By Lynnley Browning, Katie Reid and Chris Vellacott

FAIRFIELD, Conn./ZURICH/LONDON (Reuters) - Authorities are considering indicting Swiss bank Credit Suisse over its role in providing offshore private banking services that enabled scores of wealthy Americans to evade taxes, according to current and former senior government sources briefed on the matter.

The possibility, according to these persons, emerged after the bank disclosed on Friday that it is the target of a criminal investigation by U.S. federal authorities over its offshore banking activities.

Credit Suisse said in a statement from its Zurich headquarters that it had "received a letter notifying it that it is a target" of a U.S. Justice Department investigation concerning "historical private banking services provided on a cross-border basis to U.S. persons."

While it has been known for months that Credit Suisse, Switzerland's second-largest bank, was part of a broad investigation by the Justice Department into an array of European banks and other financial institutions that sold offshore banking services to Americans, the disclosure marks the first time that Credit Suisse has publicly pinpointed its place -- and stakes -- in the criminal investigation.

When four current and former Credit Suisse bankers were charged in February with helping Americans dodge taxes, the bank said it was not a target of the broad investigation and was cooperating with the general probe.

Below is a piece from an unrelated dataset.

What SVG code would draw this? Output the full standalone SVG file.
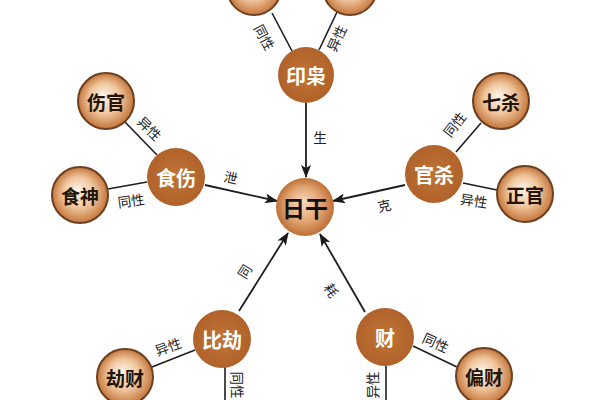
<svg xmlns="http://www.w3.org/2000/svg" width="600" height="400" viewBox="0 0 600 400">
<defs>
<radialGradient id="gOuter" cx="50%" cy="50%" r="50%" fx="45%" fy="40%">
<stop offset="0" stop-color="#fdf3e8"/>
<stop offset="0.55" stop-color="#f0c59c"/>
<stop offset="1" stop-color="#c4763c"/>
</radialGradient>
<radialGradient id="gCenter" cx="50%" cy="50%" r="50%" fx="45%" fy="40%">
<stop offset="0" stop-color="#f8dcc0"/>
<stop offset="0.6" stop-color="#e2a473"/>
<stop offset="1" stop-color="#bd7036"/>
</radialGradient>
<radialGradient id="gMain" cx="50%" cy="50%" r="50%">
<stop offset="0" stop-color="#c07536"/>
<stop offset="1" stop-color="#b0622a"/>
</radialGradient>
<marker id="arr" markerUnits="userSpaceOnUse" markerWidth="14" markerHeight="10" refX="12" refY="5" orient="auto">
<path d="M0,0 L13,5 L0,10 L3,5 z" fill="#1a1a1a"/>
</marker>
</defs>
<style>
.ln{stroke:#1e1e1e;stroke-width:1.6;fill:none}
.ar{stroke:#1e1e1e;stroke-width:1.8;fill:none;marker-end:url(#arr)}
.outer{fill:url(#gOuter);stroke:#6e4020;stroke-width:2}
.main{fill:url(#gMain)}
.center{fill:url(#gCenter)}
.tm{font-family:"Noto Sans CJK SC","Noto Sans",sans-serif;font-weight:bold;font-size:20px;fill:#ffffff;text-anchor:middle;dominant-baseline:central}
.to{font-family:"Noto Sans CJK SC","Noto Sans",sans-serif;font-weight:bold;font-size:19px;fill:#24140a;text-anchor:middle;dominant-baseline:central}
.tc{font-family:"Noto Sans CJK SC","Noto Sans",sans-serif;font-weight:bold;font-size:23px;fill:#111111;text-anchor:middle;dominant-baseline:central}
.lb{font-family:"Noto Sans CJK SC","Noto Sans",sans-serif;font-size:13.5px;fill:#222222;text-anchor:middle;dominant-baseline:central}
</style>
<rect width="600" height="400" fill="#ffffff"/>
<g id="connectors">
<line class="ln" x1="272" y1="13" x2="292" y2="51"/>
<line class="ln" x1="337" y1="12" x2="319" y2="50"/>
<line class="ar" x1="306" y1="103" x2="306" y2="177"/>
<line class="ln" x1="125" y1="122" x2="157" y2="155"/>
<line class="ln" x1="108" y1="189" x2="147" y2="182"/>
<line class="ar" x1="205" y1="185" x2="277" y2="201"/>
<line class="ln" x1="456" y1="152" x2="481" y2="123"/>
<line class="ln" x1="463" y1="183" x2="497" y2="190"/>
<line class="ar" x1="405" y1="185" x2="333" y2="201"/>
<line class="ar" x1="239" y1="311" x2="288" y2="233"/>
<line class="ln" x1="152" y1="367" x2="195" y2="350"/>
<line class="ln" x1="225" y1="367" x2="225" y2="402"/>
<line class="ar" x1="365" y1="312" x2="320" y2="234"/>
<line class="ln" x1="413" y1="346" x2="457" y2="367"/>
<line class="ln" x1="386" y1="366" x2="386" y2="402"/>
<text class="lb" transform="translate(265,37) rotate(62)">同性</text>
<text class="lb" transform="translate(336,38) rotate(-65)">异性</text>
<text class="lb" x="320" y="137">生</text>
<text class="lb" transform="translate(150,128) rotate(45)">异性</text>
<text class="lb" transform="translate(131,200) rotate(-8)">同性</text>
<text class="lb" transform="translate(231,177) rotate(13)">泄</text>
<text class="lb" transform="translate(454,124) rotate(-52)">同性</text>
<text class="lb" transform="translate(474,200) rotate(8)">异性</text>
<text class="lb" transform="translate(384,205) rotate(-12)">克</text>
<text class="lb" transform="translate(244,271) rotate(-58)">同</text>
<text class="lb" transform="translate(168,346) rotate(-20)">异性</text>
<text class="lb" transform="translate(238,385) rotate(90)">同性</text>
<text class="lb" transform="translate(372,385) rotate(-90)">异性</text>
<text class="lb" transform="translate(332,290) rotate(58)">耗</text>
<text class="lb" transform="translate(436,342) rotate(25)">同性</text>
</g>
<g id="n-top-left"><circle class="outer" cx="254" cy="-12" r="27"/></g>
<g id="n-top-right"><circle class="outer" cx="350" cy="-12" r="27"/></g>
<g id="n-yinxiao"><circle class="main" cx="306" cy="75" r="28"/><text class="tm" x="306" y="75">印枭</text></g>
<g id="n-rigan"><circle class="center" cx="305" cy="207" r="29"/><text class="tc" x="305" y="207">日干</text></g>
<g id="n-shishang"><circle class="main" cx="176" cy="177" r="29"/><text class="tm" x="176" y="177">食伤</text></g>
<g id="n-shangguan"><circle class="outer" cx="106" cy="101" r="28"/><text class="to" x="106" y="101">伤官</text></g>
<g id="n-shishen"><circle class="outer" cx="80" cy="195" r="28"/><text class="to" x="80" y="195">食神</text></g>
<g id="n-guansha"><circle class="main" cx="434" cy="174" r="29"/><text class="tm" x="434" y="174">官杀</text></g>
<g id="n-qisha"><circle class="outer" cx="501" cy="101" r="28"/><text class="to" x="501" y="101">七杀</text></g>
<g id="n-zhengguan"><circle class="outer" cx="525" cy="194" r="28"/><text class="to" x="525" y="194">正官</text></g>
<g id="n-bijie"><circle class="main" cx="222" cy="339" r="29"/><text class="tm" x="222" y="339">比劫</text></g>
<g id="n-jiecai"><circle class="outer" cx="125" cy="377" r="28"/><text class="to" x="125" y="377">劫财</text></g>
<g id="n-cai"><circle class="main" cx="385" cy="337" r="29"/><text class="tm" x="385" y="337">财</text></g>
<g id="n-piancai"><circle class="outer" cx="484" cy="376" r="28"/><text class="to" x="484" y="376">偏财</text></g>
</svg>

Offshore tax havens have come under attack in recent years as cash-strapped governments seek to boost revenues in the wake of the financial crisis, forcing countries like Switzerland to pledge to cooperate more to help hunt tax cheats.

BROADER PROBE

Banks involved in the broader U.S. probe include HSBC , Europe's largest bank; Julius Baer , a private bank based in Zurich; and Basler Kantonalbank , a Swiss cantonal bank. Credit Suisse, which shut its U.S. offshore business in 2008/09, has always said it had tighter controls in place than UBS did.

Credit Suisse said in its statement that it "had been responding to requests for information, including subpoenas," from the Justice Department. But it also said that "subject to our Swiss legal obligations, we will continue to cooperate with the U.S. authorities in an effort to resolve these matters."

It was not immediately clear whether the reference to "Swiss legal obligations" meant adhering to Swiss bank secrecy laws that generally prohibit the disclosure of client names, or to separate talks between Bern and Washington on revising a broad, existing tax treaty between the two countries. The showdown with UBS centered on a clash between Swiss secrecy laws and U.S. insistence that they did not apply to Swiss business conducted on American soil, for American clients.

The target letter to Credit Suisse signals that "the bank stands more than a risk of being indicted," said Jeffrey Neiman, a former federal prosecutor who played a central role in the federal case against UBS AG over its offshore private banking services.

In 2009, that probe led UBS to enter into a deferred-prosecution agreement with the authorities, pay a $780 million fine, admit to having violated U.S. banking, securities and tax laws, and disclose an initial 255 or so U.S. client names to the U.S. Internal Revenue Service and Justice Department.

After a legal and diplomatic showdown, UBS agreed in 2010 to disclose a further 4,450 names.

Neiman said that with Credit Suisse, "I can't imagine that cooperating to the extent they can under Swiss law will be seen as full cooperation by the U.S." In addition to disclosing client names, U.S. authorities are insisting that Credit Suisse admit to criminal wrongdoing and pay a hefty fine.

Victoria Harmon, a spokeswoman for Credit Suisse in New York, declined to comment on the matter.